**Goal**
Work out how many lines hold the string "with". The answer is a single number, nothing more.
-*-*-
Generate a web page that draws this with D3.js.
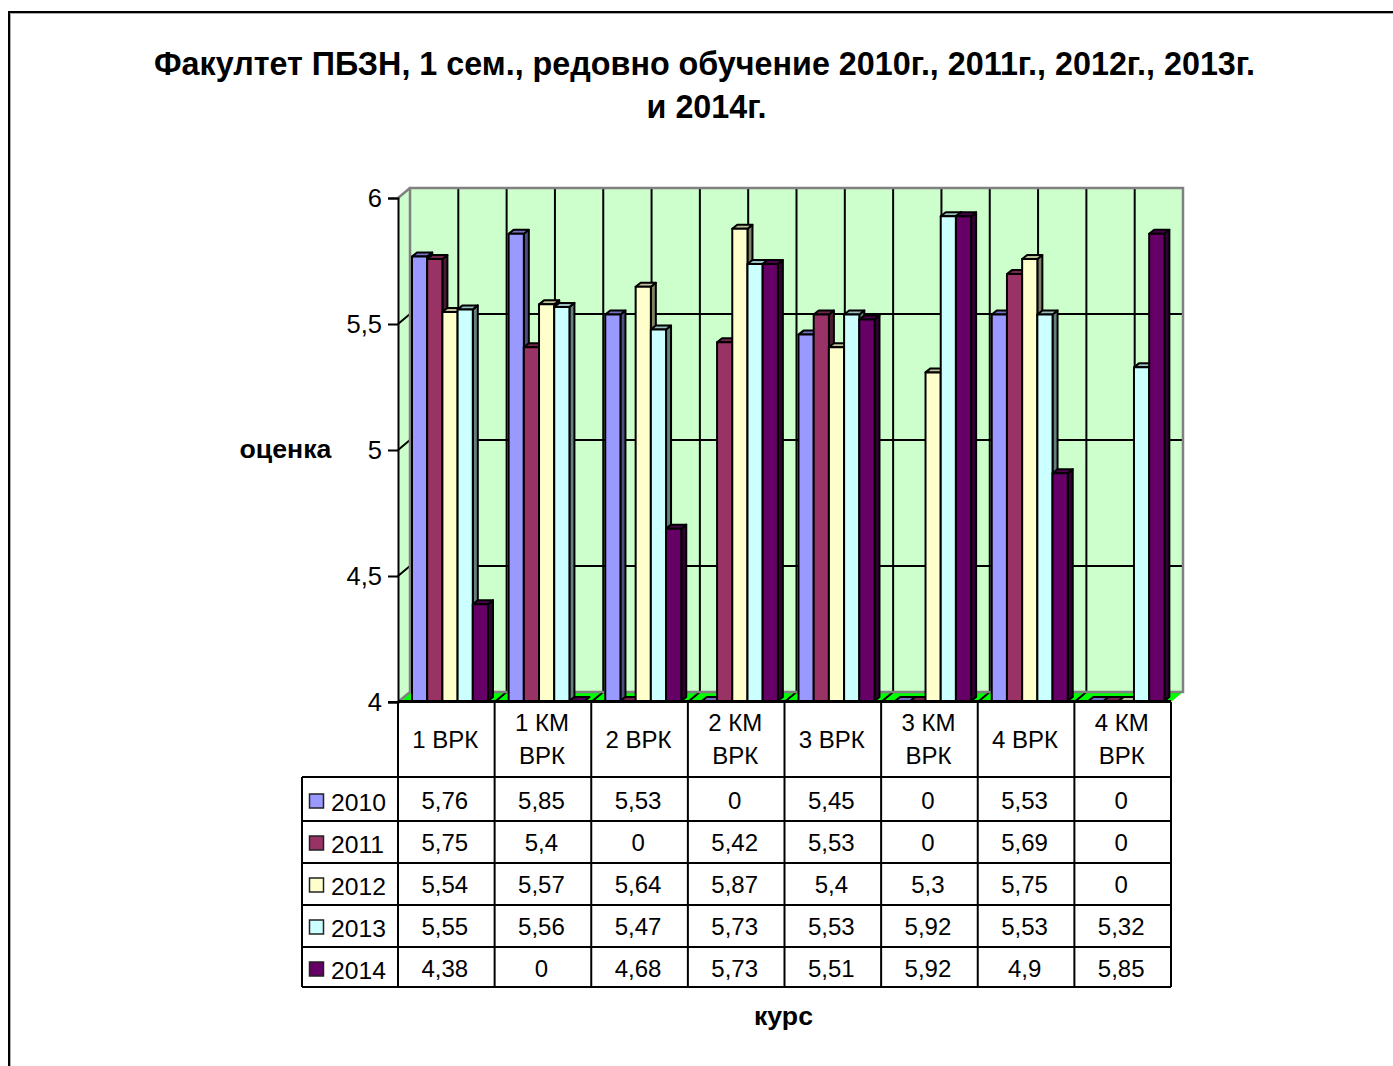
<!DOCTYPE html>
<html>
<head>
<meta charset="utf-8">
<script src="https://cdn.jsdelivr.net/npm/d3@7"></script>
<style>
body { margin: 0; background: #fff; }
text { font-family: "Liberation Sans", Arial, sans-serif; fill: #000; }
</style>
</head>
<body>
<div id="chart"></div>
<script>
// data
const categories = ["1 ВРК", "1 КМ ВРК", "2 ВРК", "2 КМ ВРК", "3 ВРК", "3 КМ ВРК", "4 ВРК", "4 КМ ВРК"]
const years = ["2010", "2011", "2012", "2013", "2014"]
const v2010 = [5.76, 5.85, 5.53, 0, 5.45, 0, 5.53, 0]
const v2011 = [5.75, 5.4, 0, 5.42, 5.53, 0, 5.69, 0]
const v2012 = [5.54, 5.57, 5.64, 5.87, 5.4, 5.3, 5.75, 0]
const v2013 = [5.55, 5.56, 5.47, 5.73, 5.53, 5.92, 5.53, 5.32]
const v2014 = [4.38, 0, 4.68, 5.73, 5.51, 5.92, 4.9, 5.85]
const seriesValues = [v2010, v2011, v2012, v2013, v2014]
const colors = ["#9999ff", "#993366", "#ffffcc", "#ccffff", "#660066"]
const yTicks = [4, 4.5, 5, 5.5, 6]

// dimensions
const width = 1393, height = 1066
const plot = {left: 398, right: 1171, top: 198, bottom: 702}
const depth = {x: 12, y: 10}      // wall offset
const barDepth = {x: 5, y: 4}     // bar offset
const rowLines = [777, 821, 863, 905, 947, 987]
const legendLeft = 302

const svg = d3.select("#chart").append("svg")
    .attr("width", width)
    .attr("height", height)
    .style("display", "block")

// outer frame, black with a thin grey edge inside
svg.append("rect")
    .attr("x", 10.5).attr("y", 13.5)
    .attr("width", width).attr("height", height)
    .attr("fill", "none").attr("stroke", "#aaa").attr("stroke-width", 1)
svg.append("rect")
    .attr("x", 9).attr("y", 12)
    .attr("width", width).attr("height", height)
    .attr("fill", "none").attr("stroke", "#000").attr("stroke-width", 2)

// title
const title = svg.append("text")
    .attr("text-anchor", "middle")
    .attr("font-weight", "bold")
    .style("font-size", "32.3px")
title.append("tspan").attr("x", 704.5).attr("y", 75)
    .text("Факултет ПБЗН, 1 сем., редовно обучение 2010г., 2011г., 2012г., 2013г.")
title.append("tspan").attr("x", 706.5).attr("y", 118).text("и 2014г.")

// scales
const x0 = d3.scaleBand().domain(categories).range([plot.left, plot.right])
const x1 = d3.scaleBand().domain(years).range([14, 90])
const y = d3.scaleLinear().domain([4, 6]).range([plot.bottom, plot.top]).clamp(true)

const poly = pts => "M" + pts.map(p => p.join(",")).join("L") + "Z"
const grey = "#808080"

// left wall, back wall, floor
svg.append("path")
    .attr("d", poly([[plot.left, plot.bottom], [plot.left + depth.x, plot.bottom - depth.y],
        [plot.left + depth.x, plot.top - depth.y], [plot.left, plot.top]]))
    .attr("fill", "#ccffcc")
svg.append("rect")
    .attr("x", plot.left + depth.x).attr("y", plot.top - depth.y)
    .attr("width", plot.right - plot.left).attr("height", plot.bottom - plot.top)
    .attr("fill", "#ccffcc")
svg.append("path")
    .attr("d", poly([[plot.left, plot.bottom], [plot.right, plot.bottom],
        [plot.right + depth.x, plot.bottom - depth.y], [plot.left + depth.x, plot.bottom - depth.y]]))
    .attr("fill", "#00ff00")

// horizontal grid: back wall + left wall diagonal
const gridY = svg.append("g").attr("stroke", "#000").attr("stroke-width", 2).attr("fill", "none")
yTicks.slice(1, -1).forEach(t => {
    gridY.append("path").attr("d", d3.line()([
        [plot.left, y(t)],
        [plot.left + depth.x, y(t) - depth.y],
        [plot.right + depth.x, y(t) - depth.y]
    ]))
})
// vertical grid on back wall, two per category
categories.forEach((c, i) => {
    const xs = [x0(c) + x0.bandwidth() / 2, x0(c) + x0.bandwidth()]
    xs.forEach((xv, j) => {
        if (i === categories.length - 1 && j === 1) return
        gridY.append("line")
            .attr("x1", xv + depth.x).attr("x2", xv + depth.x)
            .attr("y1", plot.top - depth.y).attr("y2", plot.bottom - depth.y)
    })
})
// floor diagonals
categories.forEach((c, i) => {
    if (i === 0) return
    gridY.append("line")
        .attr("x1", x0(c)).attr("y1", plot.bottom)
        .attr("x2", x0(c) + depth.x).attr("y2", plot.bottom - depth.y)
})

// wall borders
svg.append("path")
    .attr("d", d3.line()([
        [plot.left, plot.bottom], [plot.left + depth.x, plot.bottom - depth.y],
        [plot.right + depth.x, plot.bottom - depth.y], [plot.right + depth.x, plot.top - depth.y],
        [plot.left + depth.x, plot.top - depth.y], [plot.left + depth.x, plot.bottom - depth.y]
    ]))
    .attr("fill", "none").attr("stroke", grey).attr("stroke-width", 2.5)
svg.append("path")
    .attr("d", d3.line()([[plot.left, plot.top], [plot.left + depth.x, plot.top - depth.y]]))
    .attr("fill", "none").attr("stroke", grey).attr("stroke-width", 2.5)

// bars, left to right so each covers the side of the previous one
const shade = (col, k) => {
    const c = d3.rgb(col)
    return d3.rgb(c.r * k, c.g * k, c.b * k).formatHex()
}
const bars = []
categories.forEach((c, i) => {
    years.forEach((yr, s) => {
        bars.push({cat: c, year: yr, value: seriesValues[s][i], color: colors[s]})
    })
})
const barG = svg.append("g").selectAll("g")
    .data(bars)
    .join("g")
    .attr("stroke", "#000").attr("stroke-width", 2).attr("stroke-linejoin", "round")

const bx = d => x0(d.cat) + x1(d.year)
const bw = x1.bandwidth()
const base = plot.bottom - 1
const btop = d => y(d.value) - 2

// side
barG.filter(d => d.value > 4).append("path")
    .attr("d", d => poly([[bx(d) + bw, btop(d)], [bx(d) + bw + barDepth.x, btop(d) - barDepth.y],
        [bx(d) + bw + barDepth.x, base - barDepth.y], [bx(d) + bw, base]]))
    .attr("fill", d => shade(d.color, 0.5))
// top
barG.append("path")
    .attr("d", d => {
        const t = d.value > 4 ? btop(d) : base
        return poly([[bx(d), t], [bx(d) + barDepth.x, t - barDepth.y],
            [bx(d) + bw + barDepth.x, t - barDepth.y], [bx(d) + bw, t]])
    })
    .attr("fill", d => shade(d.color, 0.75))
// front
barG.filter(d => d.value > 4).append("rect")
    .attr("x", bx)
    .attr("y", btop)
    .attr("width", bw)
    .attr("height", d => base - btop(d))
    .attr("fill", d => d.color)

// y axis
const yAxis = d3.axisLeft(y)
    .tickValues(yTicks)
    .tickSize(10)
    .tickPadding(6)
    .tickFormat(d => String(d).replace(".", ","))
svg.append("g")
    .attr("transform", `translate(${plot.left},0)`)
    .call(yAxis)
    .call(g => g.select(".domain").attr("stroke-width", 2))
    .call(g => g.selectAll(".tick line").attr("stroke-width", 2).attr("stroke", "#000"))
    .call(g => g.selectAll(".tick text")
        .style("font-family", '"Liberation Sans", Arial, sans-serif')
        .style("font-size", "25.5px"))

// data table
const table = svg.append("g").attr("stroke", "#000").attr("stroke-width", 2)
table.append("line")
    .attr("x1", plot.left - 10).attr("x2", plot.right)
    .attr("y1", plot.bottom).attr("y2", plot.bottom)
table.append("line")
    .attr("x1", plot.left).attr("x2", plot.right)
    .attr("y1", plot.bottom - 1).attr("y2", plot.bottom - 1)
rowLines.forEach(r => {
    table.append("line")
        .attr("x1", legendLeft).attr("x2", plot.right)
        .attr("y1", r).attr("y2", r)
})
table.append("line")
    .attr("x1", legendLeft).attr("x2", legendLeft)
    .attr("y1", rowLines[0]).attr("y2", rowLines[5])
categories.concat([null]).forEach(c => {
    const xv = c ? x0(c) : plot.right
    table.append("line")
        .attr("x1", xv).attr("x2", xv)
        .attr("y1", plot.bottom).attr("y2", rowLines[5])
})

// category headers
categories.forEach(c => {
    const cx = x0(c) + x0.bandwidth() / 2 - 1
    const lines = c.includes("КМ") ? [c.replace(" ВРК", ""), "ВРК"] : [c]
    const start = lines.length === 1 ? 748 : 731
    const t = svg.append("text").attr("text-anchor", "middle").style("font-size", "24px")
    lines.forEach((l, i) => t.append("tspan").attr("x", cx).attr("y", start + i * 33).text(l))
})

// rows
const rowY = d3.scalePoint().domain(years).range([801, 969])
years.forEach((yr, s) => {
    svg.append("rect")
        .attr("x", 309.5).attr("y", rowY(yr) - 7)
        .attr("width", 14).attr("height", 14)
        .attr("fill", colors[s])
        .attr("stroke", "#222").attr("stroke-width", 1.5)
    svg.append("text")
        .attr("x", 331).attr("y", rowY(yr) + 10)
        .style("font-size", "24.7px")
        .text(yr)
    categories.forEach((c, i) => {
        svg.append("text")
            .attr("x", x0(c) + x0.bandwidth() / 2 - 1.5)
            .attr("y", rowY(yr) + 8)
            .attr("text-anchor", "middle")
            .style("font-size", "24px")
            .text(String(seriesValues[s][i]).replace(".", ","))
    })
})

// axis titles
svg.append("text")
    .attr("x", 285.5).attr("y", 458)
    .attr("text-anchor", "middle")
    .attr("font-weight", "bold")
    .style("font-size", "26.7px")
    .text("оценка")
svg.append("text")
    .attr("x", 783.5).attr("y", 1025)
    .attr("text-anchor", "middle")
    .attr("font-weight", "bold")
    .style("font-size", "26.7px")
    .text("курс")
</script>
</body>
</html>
-*-*-
**Solution to this task**
2